【问题标题】:Parse a penn syntax tree to extract its grammar rules解析 Penn 语法树以提取其语法规则
【发布时间】:2017-06-22 20:24:17
【问题描述】:

我有一个 PENN 语法树,我想递归地获取该树包含的所有规则。

(ROOT 
(S 
   (NP (NN Carnac) (DT the) (NN Magnificent)) 
   (VP (VBD gave) (NP ((DT a) (NN talk))))
)
)

我的目标是获得如下语法规则:

ROOT --> S
S --> NP VP
NP --> NN
...

正如我所说,我需要递归地执行此操作,并且不使用 NLTK 包或任何其他模块或正则表达式。这是我到目前为止所拥有的。参数tree 是在每个空间上拆分的 Penn-Tree。

def extract_rules(tree):
    tree = tree[1:-1]
    print("\n\n")

    if len(tree) == 0:
        return

    root_node = tree[0]
    print("Current Root: "+root_node)

    remaining_tree = tree[1:]
    right_side = []

    temp_tree = list(remaining_tree)
    print("remaining_tree: ", remaining_tree)
    symbol = remaining_tree.pop(0)

    print("Symbol: "+symbol)

    if symbol not in ["(", ")"]:
        print("CASE: No Brackets")
        print("Rule: "+root_node+" --> "+str(symbol))

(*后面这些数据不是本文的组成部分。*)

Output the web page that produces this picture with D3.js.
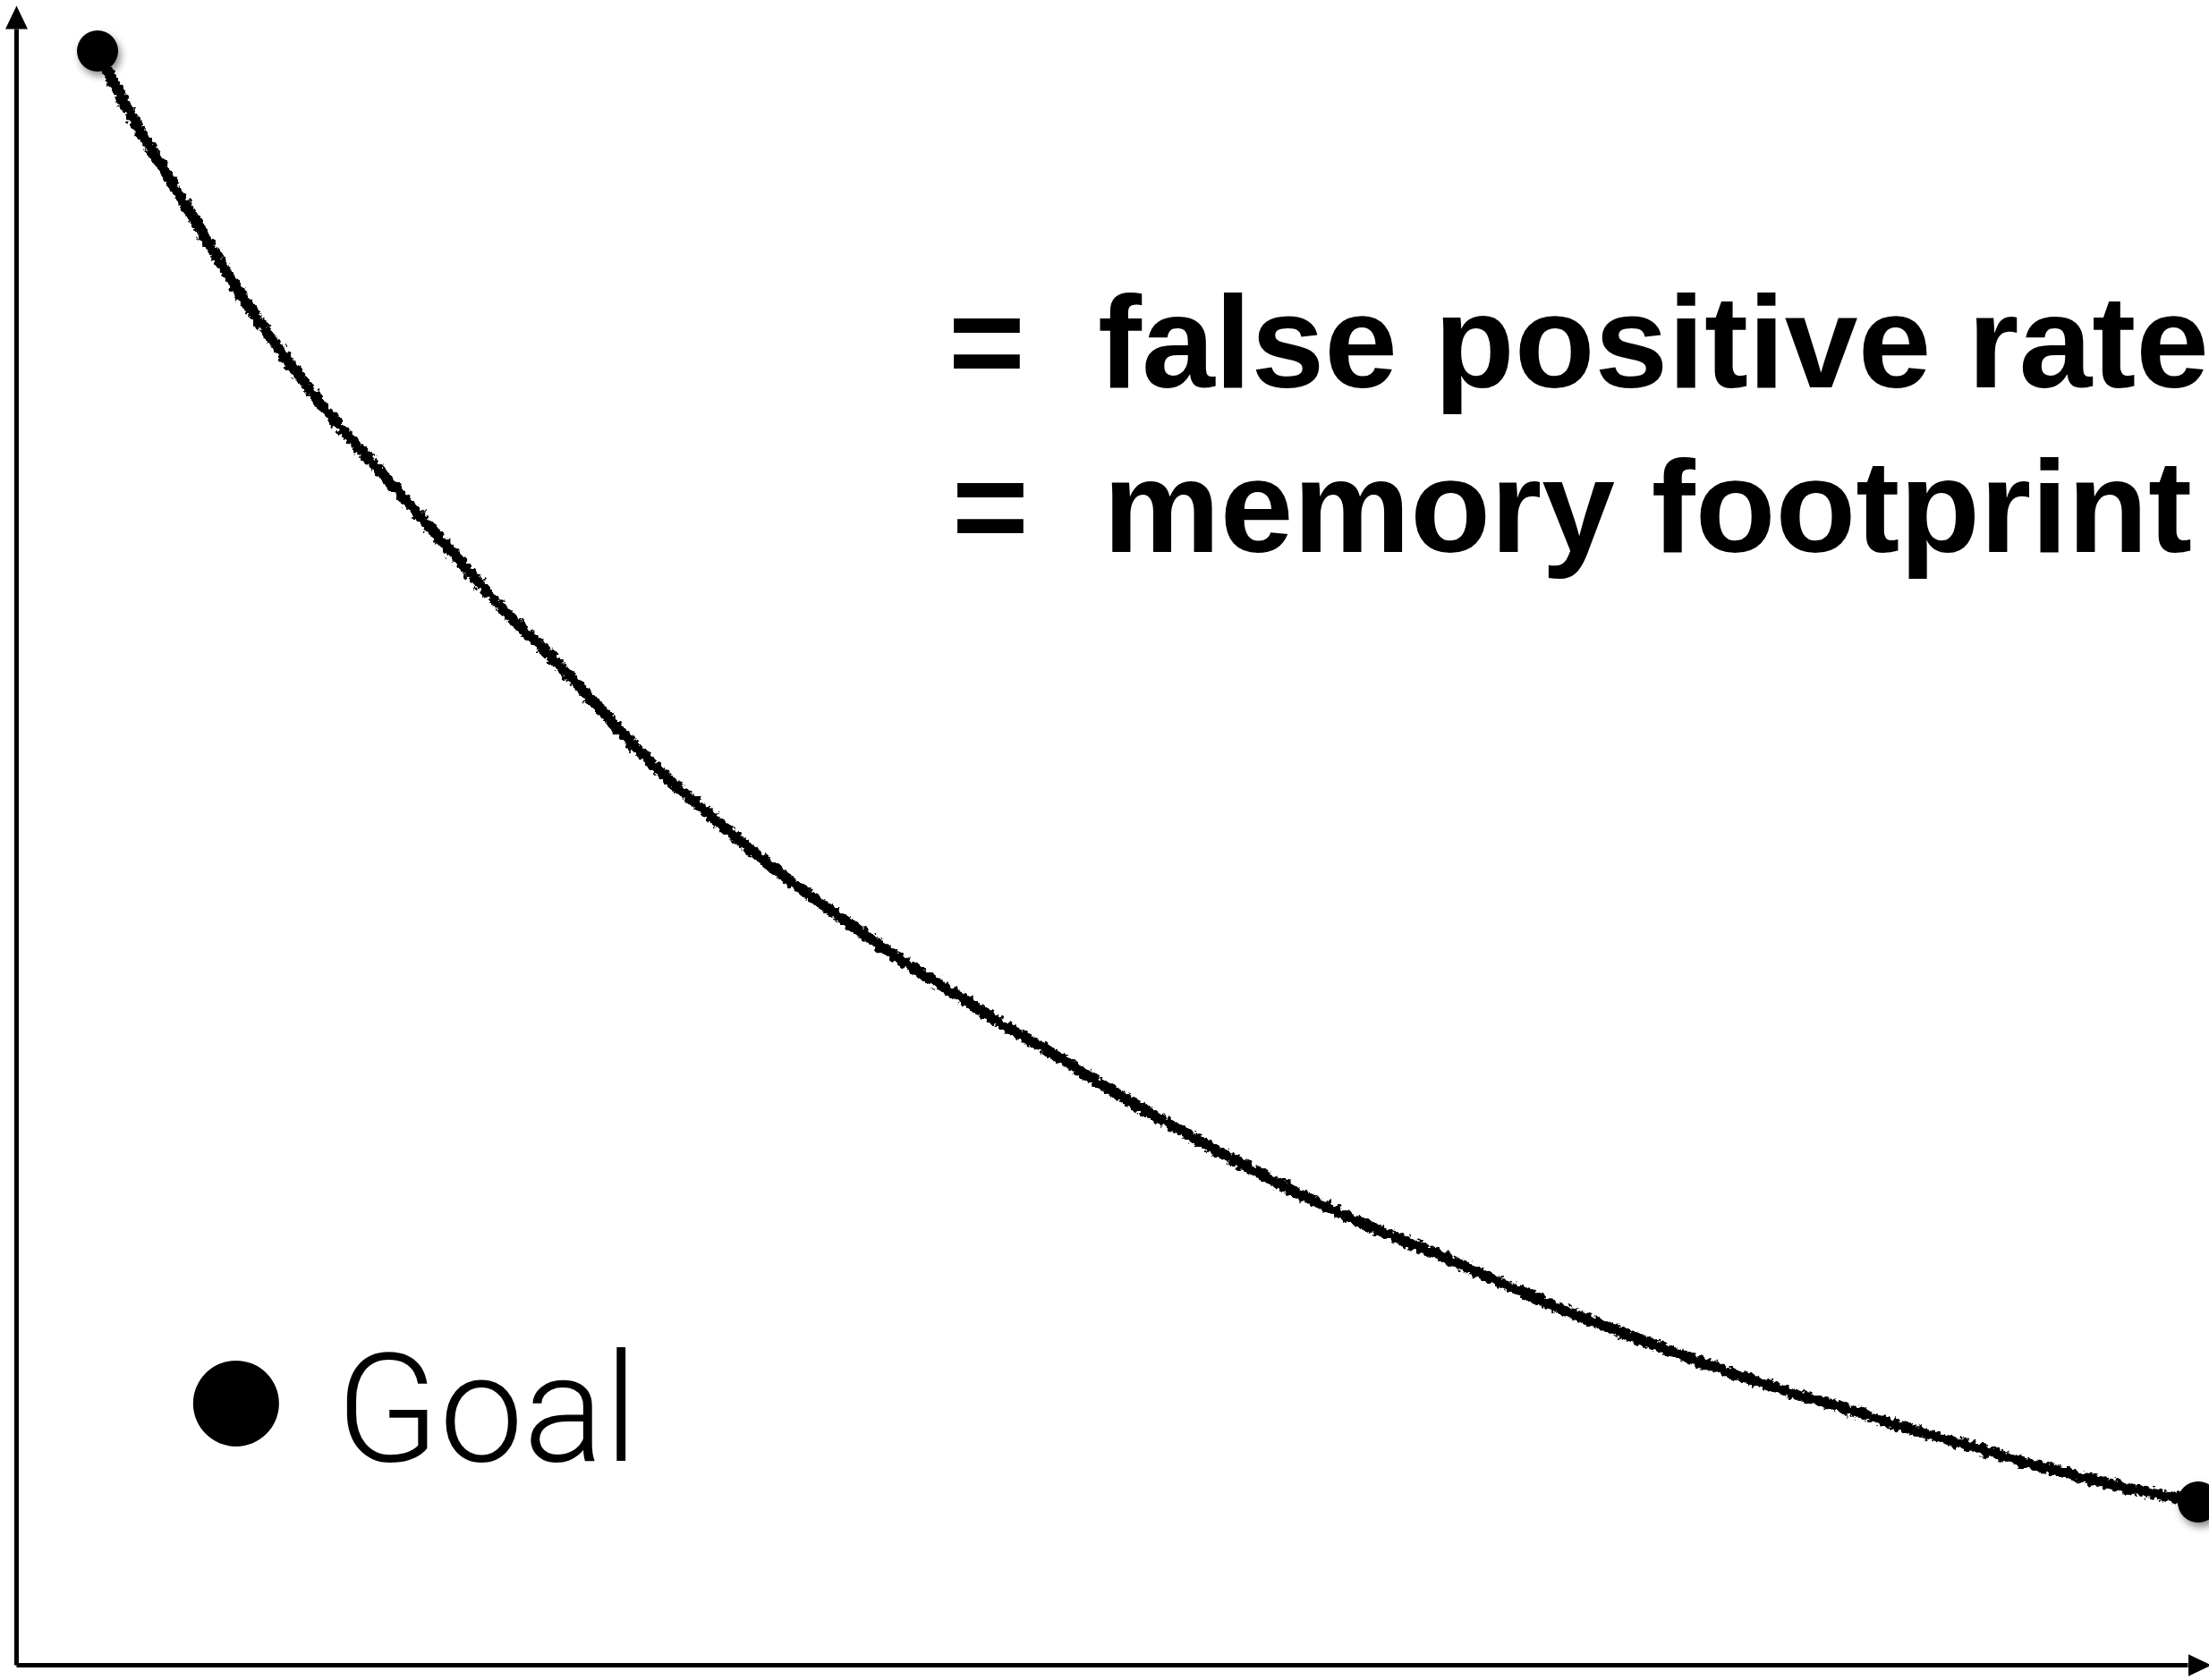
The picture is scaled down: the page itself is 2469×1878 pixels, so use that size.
<!DOCTYPE html>
<html>
<head>
<meta charset="utf-8">
<script src="https://cdn.jsdelivr.net/npm/d3@7"></script>
<style>
  html, body { margin: 0; padding: 0; background: #fff; overflow: hidden; }
  svg { display: block; }
</style>
</head>
<body>
<script>
// ---- data (abstract units, 0..100 on both axes) ----
const curveX = [3.75, 4.61, 5.85, 7.50, 9.15, 10.92, 12.73, 14.38, 16.44, 18.50, 20.97, 22.62, 24.80, 26.74, 29.46, 32.22, 34.98, 37.70, 40.46, 43.22, 45.41, 47.34, 50.06, 52.82, 55.58, 58.30, 61.06, 63.82, 65.93, 67.94, 70.66, 73.42, 76.18, 78.90, 81.66, 84.43, 87.14, 89.90, 92.67, 95.39, 98.15, 100.49];
const curveY = [98.63, 96.39, 93.44, 89.89, 86.28, 82.61, 79.33, 76.49, 73.43, 70.37, 66.65, 64.24, 61.40, 58.61, 54.84, 51.61, 48.61, 45.93, 43.36, 41.01, 39.15, 37.67, 35.43, 33.24, 31.22, 29.31, 27.56, 25.97, 24.82, 23.62, 22.03, 20.56, 19.19, 17.88, 16.68, 15.58, 14.43, 13.40, 12.30, 11.37, 10.55, 9.95];
const endPoints = [{x: 3.75, y: 98.63}, {x: 100.49, y: 9.95}];
const goalPoint = {x: 10.13, y: 15.97};
const legendLines = ["false positive rate", "memory footprint"];
const goalLabel = "Goal";

const W = 2469, H = 1878;
const svg = d3.select("body").append("svg").attr("width", W).attr("height", H);
svg.append("rect").attr("width", W).attr("height", H).attr("fill", "#fff");

const x = d3.scaleLinear().domain([0, 100]).range([18, 2445]);
const y = d3.scaleLinear().domain([0, 100]).range([1861, 32]);

const defs = svg.append("defs");
defs.append("marker")
  .attr("id", "arrow").attr("markerUnits", "userSpaceOnUse")
  .attr("markerWidth", 30).attr("markerHeight", 30)
  .attr("viewBox", "0 -15 30 30").attr("refX", 0).attr("refY", 0)
  .attr("orient", "auto")
  .append("path").attr("d", "M0,-12.5 L26,0 L0,12.5 Z").attr("fill", "#000");

const rough = defs.append("filter").attr("id", "rough")
  .attr("filterUnits", "userSpaceOnUse").attr("x", 0).attr("y", 0).attr("width", W).attr("height", H);
rough.append("feTurbulence").attr("type", "fractalNoise").attr("baseFrequency", 0.18)
  .attr("numOctaves", 3).attr("seed", 3).attr("result", "noise");
rough.append("feDisplacementMap").attr("in", "SourceGraphic").attr("in2", "noise")
  .attr("scale", 10).attr("xChannelSelector", "R").attr("yChannelSelector", "G");

const shadow = defs.append("filter").attr("id", "shadow")
  .attr("x", "-50%").attr("y", "-50%").attr("width", "200%").attr("height", "200%");
shadow.append("feDropShadow").attr("dx", 3).attr("dy", 5).attr("stdDeviation", 4)
  .attr("flood-color", "#000").attr("flood-opacity", 0.45);

// ---- axes ----
const gx = svg.append("g").attr("transform", `translate(0,${y(0)})`)
  .call(d3.axisBottom(x).ticks(0).tickSizeOuter(0));
const gy = svg.append("g").attr("transform", `translate(${x(0)},0)`)
  .call(d3.axisLeft(y).ticks(0).tickSizeOuter(0));
[gx, gy].forEach(g => {
  g.select(".domain").attr("stroke", "#000").attr("stroke-width", 5)
    .attr("marker-end", "url(#arrow)");
});

// ---- curve ----
const pts = curveX.map((v, i) => ({x: v, y: curveY[i]}));
const line = d3.line().x(d => x(d.x)).y(d => y(d.y)).curve(d3.curveCatmullRom.alpha(0.5));
svg.append("path").datum(pts)
  .attr("d", line)
  .attr("fill", "none").attr("stroke", "#000").attr("stroke-width", 12)
  .attr("stroke-linecap", "round")
  .attr("filter", "url(#rough)");

svg.selectAll("circle.end").data(endPoints).enter().append("circle")
  .attr("class", "end")
  .attr("cx", d => x(d.x)).attr("cy", d => y(d.y)).attr("r", 23)
  .attr("fill", "#000").attr("filter", "url(#shadow)");

// ---- goal ----
svg.append("circle").attr("cx", x(goalPoint.x)).attr("cy", y(goalPoint.y)).attr("r", 48).attr("fill", "#000");
svg.append("text").attr("x", 376).attr("y", 1633)
  .attr("font-family", "Roboto, 'Liberation Sans', Arial, sans-serif")
  .attr("font-weight", 300).attr("font-size", 168).attr("fill", "#000")
  .text(goalLabel);

// ---- legend text ----
const lg = svg.append("g")
  .attr("font-family", "'Liberation Sans', Arial, Helvetica, sans-serif")
  .attr("font-weight", "bold").attr("font-size", 147).attr("fill", "#000");
const rows = [{eqx: 1060, tx: 1227, by: 433}, {eqx: 1064, tx: 1233, by: 617}];
legendLines.forEach((t, i) => {
  lg.append("text").attr("x", rows[i].eqx).attr("y", rows[i].by).text("=");
  lg.append("text").attr("x", rows[i].tx).attr("y", rows[i].by).text(t);
});
</script>
</body>
</html>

        right_side.append(symbol)

    elif symbol == "(":
        print("CASE: Opening Bracket")
        print("Temp Tree: ", temp_tree)
        cursubtree_end = bracket_depth(temp_tree)
        print("Subtree ends at position "+str(cursubtree_end)+" and Element is "+temp_tree[cursubtree_end])
        cursubtree_start = temp_tree.index(symbol)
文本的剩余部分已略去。